When a beautiful 16-year-old girl named Sophie is found sequestered in a cage-like room in a rundown house in the desolate hills of Arbon Valley, Idaho, the entire community is shocked to learn she is the legendary Callidora--a baby girl who was kidnapped from her crib almost seventeen years ago and canonized in missing posters with portraits of what the fabled girl might resemble. Authorities soon learn that the cage was there to protect people from Sophie, because her biological father believes she is cursed.
Sophie is discovered after the man she knows as Papa, shoots and injures Damien, a young man who is trying to rescue her. Now, unsocialized and thrust into the world, and into a family she has never met, Sophie must decide whether she should accept her Papa’s claims that she is cursed and he was only trying to protect others, or trust the new people in her life who have their own agendas. Guided by a wise cousin, Sophie realizes that her most heartbreaking challenge is to decide if her love for Damien will destroy him like her Papa claims, or free her from past demons that haunt her mind.
Sophie's story is a tough one to read. She suffers from what is called "Stockholm Syndrome." Yes, she should love her father, but what he has done to her is unforgivable. She doesn't know any better, though, and is quick to defend him. At the same time, she is torn because she senses something isn't right. She deserves love but is brainwashed to think otherwise. She doesn't understand that people can love her. She doesn't understand what a normal teen's life is like. She has no idea what beauty is. I think one of the most heartwrenching parts is when her cousin finds a self-portrait that Sophie drew. It is all distorted, because the only reflection of herself she has ever seen is the one in the toaster. You just want to reach in and beat the man she calls "Papa." The more you get to know, though, you also start to feel a little sorry for him. It's heartbreaking.
Living with her grandparents, it is like the cycle begins all over again, only by different means and from multiple directions. Thank God for her cousin Stephanie, who is the source of truth and light in her life now.
Three stories are being told at the same time. One is present-day, told by Sophie in the first person, as she gets used to her new life with her family and away from Papa. A second one is set a few years before, also told by Sophie, about her growing relationship with Damien. The third is told in third-person about a man named Luke and the love of his life, Vee. Their story is also a tragic one. At first, when the story shifts to this first flashback about Luke, you're thrown off for a bit. As the book progresses, you begin to see how the stories eventually merge together.

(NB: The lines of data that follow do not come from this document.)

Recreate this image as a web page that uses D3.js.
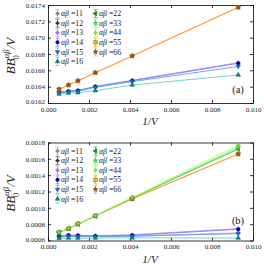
<!DOCTYPE html>
<html>
<head>
<meta charset="utf-8">
<script src="https://cdn.jsdelivr.net/npm/d3@7"></script>
<style>
  body { margin: 0; background: #fff; }
  svg { display: block; font-family: "Liberation Serif", "DejaVu Serif", serif; }
  .axis path, .axis line { stroke: #000; stroke-width: 0.8; }
  .axis text { font-size: 7px; fill: #222; font-family: "Liberation Serif", serif; }
</style>
</head>
<body>
<script>
// x values shared by every series
const invV = [0.00054, 0.001, 0.00146, 0.00231, 0.00411, 0.00928];

const labels = ["11", "12", "13", "14", "15", "16", "22", "33", "44", "55", "66"];

// panel (a) values
const a13 = [0.016334, 0.016346, 0.016355, 0.016404, 0.016479, 0.016694];
const a14 = [0.016331, 0.016343, 0.016351, 0.0164, 0.016473, 0.016686];
const a15 = [0.016325, 0.016336, 0.016344, 0.016392, 0.016462, 0.016648];
const a16 = [0.01631, 0.016322, 0.016326, 0.016351, 0.01642, 0.016543];
const a55 = [0.016368, 0.01642, 0.016471, 0.016571, 0.016776, 0.017372];
const a66 = [0.016368, 0.01642, 0.016471, 0.016571, 0.016776, 0.017372];

// panel (b) values
const b11 = [0.000644, 0.000655, 0.000652, 0.00065, 0.000656, 0.000692];
const b13 = [0.000655, 0.000668, 0.000665, 0.00066, 0.00067, 0.000745];
const b14 = [0.00065, 0.000664, 0.00066, 0.000655, 0.000664, 0.000737];
const b15 = [0.00064, 0.00065, 0.000648, 0.000647, 0.000652, 0.000684];
const b16 = [0.000627, 0.00063, 0.00063, 0.00063, 0.000632, 0.000631];
const b22 = [0.0007, 0.000748, 0.000803, 0.000902, 0.00112, 0.00172];
const b33 = [0.0007, 0.000749, 0.000804, 0.000904, 0.001122, 0.00174];
const b44 = [0.000702, 0.00075, 0.000806, 0.000906, 0.001126, 0.001769];
const b55 = [0.0007, 0.000745, 0.0008, 0.0009, 0.00111, 0.001659];
const b66 = [0.0007, 0.000745, 0.0008, 0.0009, 0.00111, 0.001659];

const xTicks = [0, 0.002, 0.004, 0.006, 0.008, 0.010];
const yTicksA = [0.0162, 0.0164, 0.0166, 0.0168, 0.0170, 0.0172, 0.0174];
const yTicksB = [0.0006, 0.0008, 0.0010, 0.0012, 0.0014, 0.0016, 0.0018];

// style per series
const styles = {
  "11": { line: "#aaaaaa", fill: "#888888", sym: "plus" },
  "12": { line: "#555555", fill: "#333333", sym: "plus" },
  "13": { line: "#b48cff", fill: "#cc66ff", sym: "plus" },
  "14": { line: "#7b7bff", fill: "#0000c8", sym: "circle" },
  "15": { line: "#5aa0e6", fill: "#1a6fd6", sym: "tridown" },
  "16": { line: "#66cccc", fill: "#008b8b", sym: "triup" },
  "22": { line: "#33bb33", fill: "#1a8c1a", sym: "trileft" },
  "33": { line: "#66ee66", fill: "#44ee44", sym: "star" },
  "44": { line: "#aaff55", fill: "#99ee44", sym: "plus" },
  "55": { line: "#f5a030", fill: "#f2c500", sym: "square" },
  "66": { line: "#ff9944", fill: "#b04a00", sym: "star" }
};

const W = 264, H = 267;
const svg = d3.select("body").append("svg").attr("width", W).attr("height", H);

function marker(g, key, x, y, s) {
  let st = styles[key];
  let path, rot = 0;
  if (st.sym == "circle") path = d3.symbol(d3.symbolCircle, s * s * 0.8)();
  else if (st.sym == "square") path = d3.symbol(d3.symbolSquare, s * s * 1.0)();
  else if (st.sym == "star") path = d3.symbol(d3.symbolStar, s * s * 0.6)();
  else if (st.sym == "plus") path = d3.symbol(d3.symbolCross, s * s * 0.5)();
  else {
    path = d3.symbol(d3.symbolTriangle, s * s * 0.7)();
    if (st.sym == "tridown") rot = 180;
    if (st.sym == "trileft") rot = -90;
  }
  g.append("path")
    .attr("d", path)
    .attr("transform", `translate(${x},${y}) rotate(${rot})`)
    .attr("fill", st.fill)
    .attr("stroke", key == "55" ? "#8b5a00" : d3.color(st.fill).darker(0.8))
    .attr("stroke-width", 0.5);
}

function panel(top, bottom, yDomain, yTicks, series, tag) {
  let left = 48, right = 253;
  let x = d3.scaleLinear().domain([0, 0.010]).range([left, right]);
  let y = d3.scaleLinear().domain(yDomain).range([bottom, top]);
  let g = svg.append("g");

  g.append("g").attr("class", "axis").attr("transform", `translate(0,${bottom})`)
    .call(d3.axisBottom(x).tickValues(xTicks).tickSizeInner(-3).tickSizeOuter(0).tickPadding(4).tickFormat(d3.format(".3f")));
  g.append("g").attr("class", "axis").attr("transform", `translate(0,${top})`)
    .call(d3.axisTop(x).tickValues(xTicks).tickSizeInner(-3).tickSizeOuter(0).tickFormat(""));
  g.append("g").attr("class", "axis").attr("transform", `translate(${left},0)`)
    .call(d3.axisLeft(y).tickValues(yTicks).tickSizeInner(-3).tickSizeOuter(0).tickPadding(3).tickFormat(d3.format(".4f")));
  g.append("g").attr("class", "axis").attr("transform", `translate(${right},0)`)
    .call(d3.axisRight(y).tickValues(yTicks).tickSizeInner(-3).tickSizeOuter(0).tickFormat(""));
  g.selectAll(".axis .domain").attr("stroke-width", 1);
  // keep lowest y label clear of the first x label
  g.selectAll(".axis text").filter(d => d === yDomain[0]).attr("dy", "0.1em");

  let line = d3.line().x((d, i) => x(invV[i])).y(d => y(d));
  series.forEach(([key, vals]) => {
    g.append("path").attr("d", line(vals)).attr("fill", "none")
      .attr("stroke", styles[key].line).attr("stroke-width", 0.9);
  });
  series.forEach(([key, vals]) => {
    vals.forEach((v, i) => marker(g, key, x(invV[i]), y(v), 3.6));
  });

  // legend
  let lg = g.append("g");
  labels.forEach((key, i) => {
    let col = i < 6 ? 0 : 1;
    let row = i < 6 ? i : i - 6;
    let mx = col == 0 ? 57.5 : 95.5;
    let my = top + 8.5 + row * 9.6;
    let c = styles[key].line;
    lg.append("line").attr("x1", mx).attr("x2", mx).attr("y1", my - 4).attr("y2", my + 4).attr("stroke", c).attr("stroke-width", 0.7);
    lg.append("line").attr("x1", mx - 2).attr("x2", mx + 2).attr("y1", my - 4).attr("y2", my - 4).attr("stroke", c).attr("stroke-width", 0.7);
    lg.append("line").attr("x1", mx - 2).attr("x2", mx + 2).attr("y1", my + 4).attr("y2", my + 4).attr("stroke", c).attr("stroke-width", 0.7);
    marker(lg, key, mx, my, 3.6);
    let t = lg.append("text").attr("x", mx + 3.5).attr("y", my + 2.6).attr("font-size", 7.8).attr("fill", "#222");
    t.append("tspan").attr("font-style", "italic").text("αβ");
    t.append("tspan").text(" =" + key);
  });

  // axis labels
  let yl = g.append("text")
    .attr("transform", `translate(15,${(top + bottom) / 2 + 2}) rotate(-90)`)
    .attr("text-anchor", "middle").attr("font-size", 13).attr("fill", "#222");
  yl.append("tspan").attr("font-style", "italic").text("BB");
  yl.append("tspan").attr("font-size", 8.5).attr("dy", -6).attr("font-style", "italic").text("αβ");
  yl.append("tspan").attr("font-size", 8.5).attr("dx", -10).attr("dy", 10).text("0");
  yl.append("tspan").attr("dx", 6).attr("dy", -4).attr("font-style", "italic").text("/V");

  g.append("text").attr("x", 150).attr("y", bottom + 22).attr("text-anchor", "middle")
    .attr("font-size", 11).attr("fill", "#222").attr("font-style", "italic").text("1/V");

  g.append("text").attr("x", 238).attr("y", tag == "(a)" ? bottom - 10 : bottom - 17)
    .attr("text-anchor", "middle").attr("font-size", 10.5).attr("fill", "#111").text(tag);
}

panel(5, 103, [0.0162, 0.0174], yTicksA,
  [["13", a13], ["14", a14], ["15", a15], ["16", a16], ["55", a55], ["66", a66]], "(a)");
panel(142.5, 240.5, [0.0006, 0.0018], yTicksB,
  [["11", b11], ["13", b13], ["14", b14], ["15", b15], ["16", b16], ["55", b55], ["66", b66], ["22", b22], ["33", b33], ["44", b44]], "(b)");
</script>
</body>
</html>
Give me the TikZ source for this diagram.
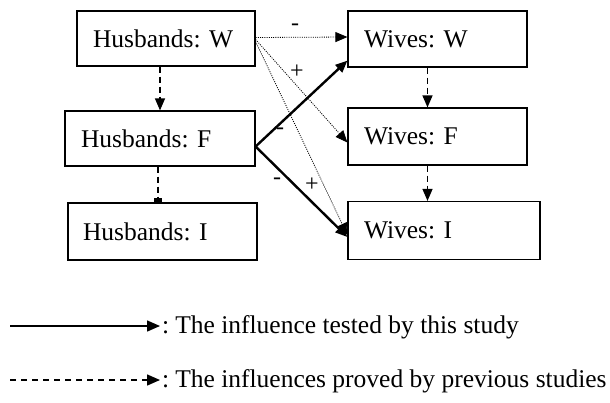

What is frightening about this story is how plausible it could be. Think of the high profile kidnapping cases we have seen over the last several years. It doesn't even have to be a kidnapping case for some girls to be abused in this way. It's really sad, and unfortunately, that is what makes it so intriguing to read. I felt protective of Sophie, just like I would for any of my own "kids."
Where to buy:
Kindle buy link - $2.99 | Nook buy link - $4.95 | iBookstore buy link - $4.99 | Google buy link - $3.79 | Smashwords buy link - $4.99 | PDF buy link - $4.95
About the author:
Brenda Stanley is the former news anchor at her NBC affiliate KPVI in Eastern Iadho. Her writing has been recognized by the Scripps Howard Foundation, the Hearst Journalism Awards, the Idaho Press Club and the Society for Professional Journalists. She is a graduate of Dixie College in St. George, Utah, and the University of Utah in Salt Lake City. Brenda lived for two years in Ballard, Utah, within the Fort Duchesne reservation where the novel is set. She and her husband live on a small ranch near the Snake River with their horses and dogs.